My 25th Year High School Reunion

My 25th Year High School Reunion

Erik Deckers
Laughing Stalk syndicate
Copyright 2010

I attended my 25th year high school reunion this weekend, although I was a little nervous about going. After all, I had my share of the typical teenage angst and conflict, caused by my classmates and friends, and I hadn't seen any of them, except one, since graduation. And I hadn't seen that guy for 22 years.

I graduated in 1985 from Muncie Central High School in Muncie, Indiana (official motto: More State Basketball Titles Than Any U.S. High School, So Suck On THAT, Iowa). I was even a legacy student of sorts, because my stepfather graduated from Muncie Central in 1965.

I had only been back once, when I was still in college. I have driven past it twice since then, but other than that, I haven't had anything to do with my alma mater since.

I learned about the reunion on Facebook, that great reuniter of high school friends, past girlfriends and boyfriends, and brand new friends.. I started finding them, first one, then another, and then a whole handful of them as they had already been busy on Facebook tracking each other down. I got to catch up with them online, learning where life had taken them, what it had taken from them. Marriages, divorces, children, even grandchildren in a couple cases.

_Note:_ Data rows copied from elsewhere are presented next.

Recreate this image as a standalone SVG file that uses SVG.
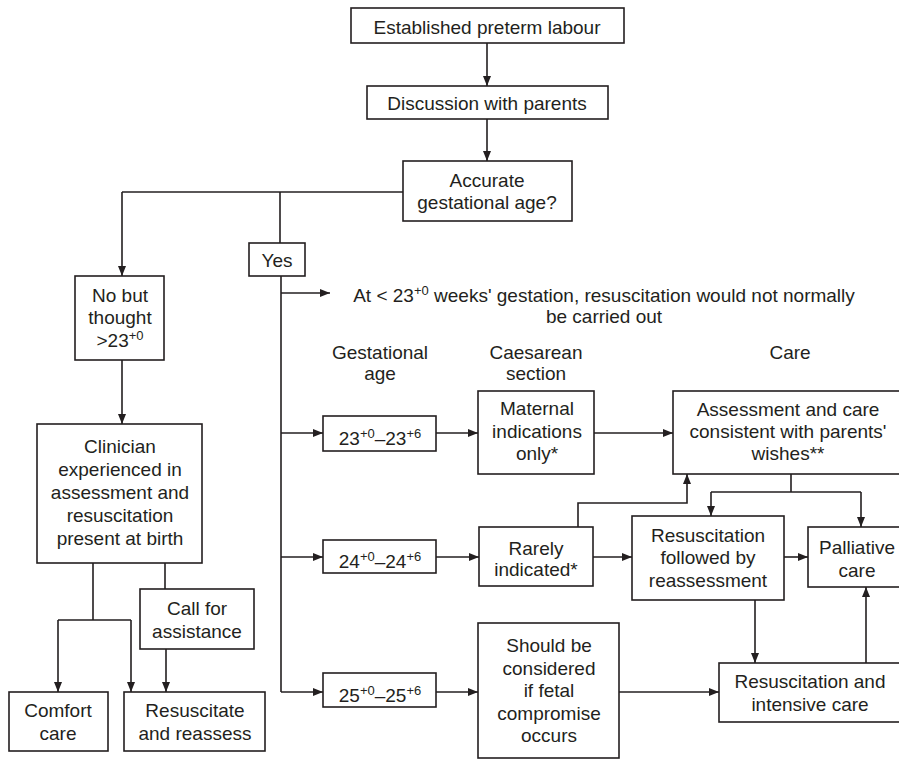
<svg xmlns="http://www.w3.org/2000/svg" width="899" height="761" viewBox="0 0 899 761">
<defs>
<style>
.b{fill:#fff;stroke:#231f20;stroke-width:1.6}
.c{fill:none;stroke:#231f20;stroke-width:1.6}
.a{marker-end:url(#ah)}
text{font-family:"Liberation Sans",Arial,sans-serif;font-size:19px;fill:#231f20;text-anchor:middle}
.sup{font-size:13px}
</style>
<marker id="ah" markerUnits="userSpaceOnUse" markerWidth="10" markerHeight="8" refX="10" refY="4" orient="auto">
<path d="M0,0 L10,4 L0,8 z" fill="#231f20"/>
</marker>
</defs>
<rect width="899" height="761" fill="#fff"/>

<g id="connectors">
<path class="c a" d="M487,43 V86"/>
<path class="c a" d="M487,119 V161"/>
<path class="c" d="M403,192 H122"/>
<path class="c a" d="M122,192 V276"/>
<path class="c" d="M280,192 V243"/>
<path class="c a" d="M122,360 V424"/>
<path class="c" d="M93,563 V620 M58,620 H131"/>
<path class="c a" d="M58,620 V692"/>
<path class="c a" d="M131,620 V692"/>
<path class="c" d="M165,563 V589"/>
<path class="c a" d="M166,649 V692"/>
<path class="c" d="M281,276 V692"/>
<path class="c a" d="M281,293 H330"/>
<path class="c a" d="M281,433 H323"/>
<path class="c a" d="M281,557 H323"/>
<path class="c a" d="M281,692 H323"/>
<path class="c a" d="M436,433 H478"/>
<path class="c a" d="M436,557 H479"/>
<path class="c a" d="M436,692 H478"/>
<path class="c a" d="M594,433 H673"/>
<path class="c a" d="M578,527 V503 H687 V474"/>
<path class="c" d="M791,474 V492 M711,492 H861"/>
<path class="c a" d="M711,492 V516"/>
<path class="c a" d="M861,492 V527"/>
<path class="c a" d="M593,557 H632"/>
<path class="c a" d="M784,557 H808"/>
<path class="c a" d="M755,600 V663"/>
<path class="c a" d="M866,663 V587"/>
<path class="c a" d="M619,692 H719"/>
</g>

<g id="established">
<rect class="b" x="351" y="8" width="273" height="35"/>
<text x="487" y="34">Established preterm labour</text>
</g>
<g id="discussion">
<rect class="b" x="367" y="86" width="241" height="33"/>
<text x="487" y="110">Discussion with parents</text>
</g>
<g id="accurate">
<rect class="b" x="403" y="161" width="169" height="60"/>
<text x="487" y="187">Accurate</text>
<text x="487" y="209">gestational age?</text>
</g>
<g id="nobut">
<rect class="b" x="75" y="276" width="89" height="84"/>
<text x="120" y="302">No but</text>
<text x="120" y="324">thought</text>
<text x="120" y="347">&gt;23<tspan class="sup" dy="-7">+0</tspan></text>
</g>
<g id="clinician">
<rect class="b" x="37" y="424" width="165" height="139"/>
<text x="120" y="453">Clinician</text>
<text x="120" y="476">experienced in</text>
<text x="120" y="499">assessment and</text>
<text x="120" y="522">resuscitation</text>
<text x="120" y="545">present at birth</text>
</g>
<g id="call">
<rect class="b" x="140" y="589" width="114" height="60"/>
<text x="197" y="615">Call for</text>
<text x="197" y="638">assistance</text>
</g>
<g id="comfort">
<rect class="b" x="9" y="692" width="99" height="59"/>
<text x="58" y="717">Comfort</text>
<text x="58" y="740">care</text>
</g>
<g id="resuscitate">
<rect class="b" x="124" y="692" width="141" height="59"/>
<text x="195" y="717">Resuscitate</text>
<text x="195" y="740">and reassess</text>
</g>
<g id="yes">
<rect class="b" x="249" y="243" width="56" height="33"/>
<text x="277" y="267">Yes</text>
</g>
<g id="note">
<text x="604" y="302">At &lt; 23<tspan class="sup" dy="-7">+0</tspan><tspan dy="7"> weeks' gestation, resuscitation would not normally</tspan></text>
<text x="604" y="323">be carried out</text>
</g>
<g id="headers">
<text x="380" y="359">Gestational</text>
<text x="380" y="380">age</text>
<text x="536" y="359">Caesarean</text>
<text x="536" y="380">section</text>
<text x="790" y="359">Care</text>
</g>
<g id="ga23">
<rect class="b" x="323" y="416" width="113" height="35"/>
<text x="380" y="445">23<tspan class="sup" dy="-7">+0</tspan><tspan dy="7">–23</tspan><tspan class="sup" dy="-7">+6</tspan></text>
</g>
<g id="ga24">
<rect class="b" x="323" y="540" width="113" height="33"/>
<text x="380" y="568">24<tspan class="sup" dy="-7">+0</tspan><tspan dy="7">–24</tspan><tspan class="sup" dy="-7">+6</tspan></text>
</g>
<g id="ga25">
<rect class="b" x="323" y="673" width="113" height="34"/>
<text x="380" y="702">25<tspan class="sup" dy="-7">+0</tspan><tspan dy="7">–25</tspan><tspan class="sup" dy="-7">+6</tspan></text>
</g>
<g id="maternal">
<rect class="b" x="478" y="391" width="116" height="83"/>
<text x="537" y="415">Maternal</text>
<text x="537" y="438">indications</text>
<text x="537" y="460">only*</text>
</g>
<g id="rarely">
<rect class="b" x="479" y="527" width="114" height="59"/>
<text x="536" y="555">Rarely</text>
<text x="536" y="576">indicated*</text>
</g>
<g id="should">
<rect class="b" x="478" y="623" width="141" height="135"/>
<text x="549" y="652">Should be</text>
<text x="549" y="675">considered</text>
<text x="549" y="697">if fetal</text>
<text x="549" y="720">compromise</text>
<text x="549" y="742">occurs</text>
</g>
<g id="assessment">
<rect class="b" x="673" y="391" width="232" height="83"/>
<text x="788" y="416">Assessment and care</text>
<text x="788" y="438">consistent with parents'</text>
<text x="788" y="460">wishes**</text>
</g>
<g id="resfollowed">
<rect class="b" x="632" y="516" width="152" height="84"/>
<text x="708" y="542">Resuscitation</text>
<text x="708" y="564">followed by</text>
<text x="708" y="587">reassessment</text>
</g>
<g id="palliative">
<rect class="b" x="808" y="527" width="98" height="60"/>
<text x="857" y="554">Palliative</text>
<text x="857" y="577">care</text>
</g>
<g id="resintensive">
<rect class="b" x="719" y="663" width="185" height="59"/>
<text x="810" y="688">Resuscitation and</text>
<text x="810" y="711">intensive care</text>
</g>
</svg>
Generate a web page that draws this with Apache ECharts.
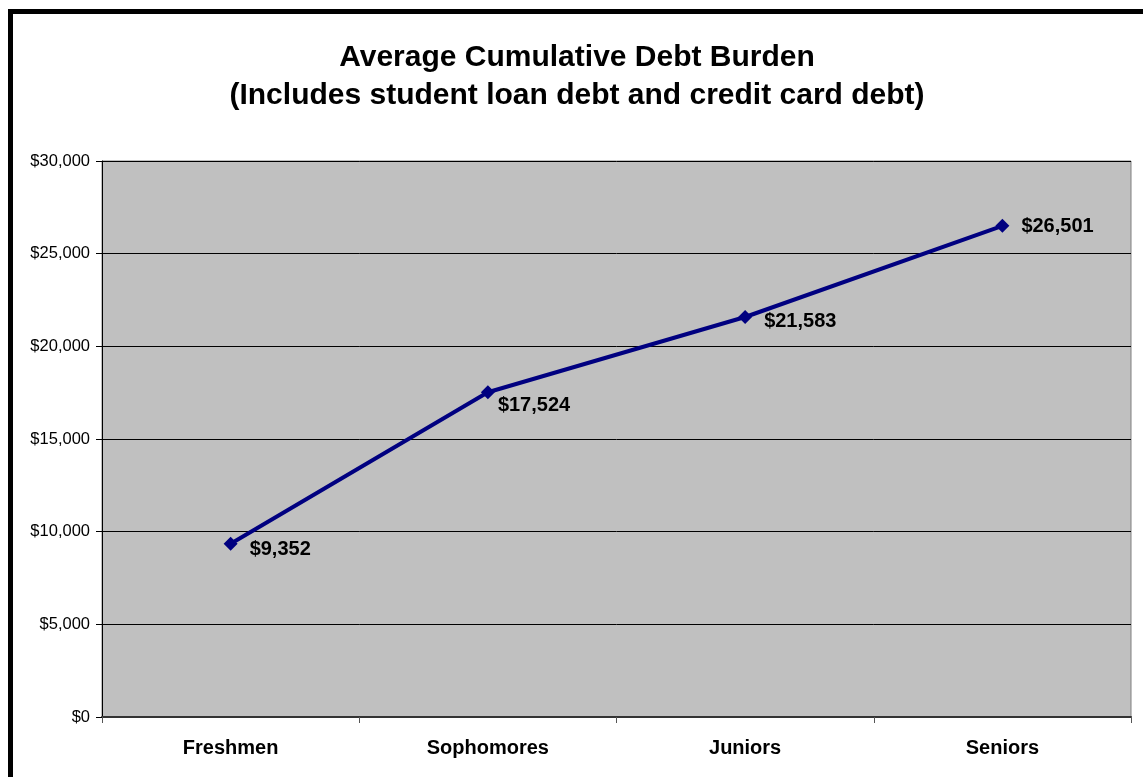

Grandchildren?! You're MY age. How the hell do you become a grandparent when you're MY age?! Let me tell you, nothing makes you feel older than realizing that your contemporaries are grandparents, and you've barely cracked your 40s.

So I drove back to my hometown of Muncie, to the reunion, reflecting on my past life in that other era. My years in the band, hanging out with the other band geeks. Meeting after football games at McDonald's. The fights and the feuds. The time several of us stole several For Sale signs and put them in our band director's yard. And an ex-girlfriend's yard. And in front of the school.

The Horizon Convention Center broke through my fog of nostalgia and I walked in. I looked around for any faces I recognized, but I didn't know anyone. They didn't look like any of the people I remembered from way back then.

These people were old. They looked like they were in their forties, not the 18-year-olds I had hugged and said good-bye to a quarter of a century ago.

Not me, of course. I was still as youthful looking as I was in high school. Oh sure, I had put on more than a few pounds, and had a beard. And wrinkles. And a lot less hair. Flecked with gray. But other than that — oh God! — I looked just like them.

If it hadn't been for our yearbook photos on our name tags, I think we would have spent the entire night trying to puzzle out who each other was.

"You remember, we were in Mr. Langdon's English class together. I helped you study for the test on Cannery Row."

"No, I don't remember."

"We dated for six months afterward!"

"Sorry, not ringing any bells."

Any fears I had, any long-ago feuds, were forgotten. These were not the kids I went to high school with. They weren't the obnoxious teenagers I spent four, six, or in some cases, 12 years of school with. These were moms and dads (and grandparents!), with had jobs, families, and histories.

They had moved beyond the teenage drama we had all shared They had made lives for themselves. Their kids were in high school and college. Some even had kids in our rival high school, but no one made faces or jokes about consorting with the enemy.

We discussed people we had kept in touch with, friends we lost touch with, those who didn't make it, and those who never would. We prayed for one friend who is now fighting cancer, and welcomed someone who never even graduated from our school (although we all remembered her from middle school).

Despite what I had seen from all the high school reunion movies (except "Peggy Sue Got Married." I never saw that one.), no one was trying to relive their high school glories. The high school quarterback had gotten fat, and never once discussed football, the homecoming queen didn't go into fashion, the punk had straightened up and gone into business for himself, and the party girl was now a PTA mom. The cliques weren't clicking, and bygones were truly bygones. And I didn't tell anyone I had invented Post-It Notes, despite my jokes about it with some friends earlier that week.

But as I looked around the room, saying my good-byes at 12:30, explaining that I was too old to stay up late and go to the bars afterward, I was struck by a singular thought.

I STILL don't look as old as these people.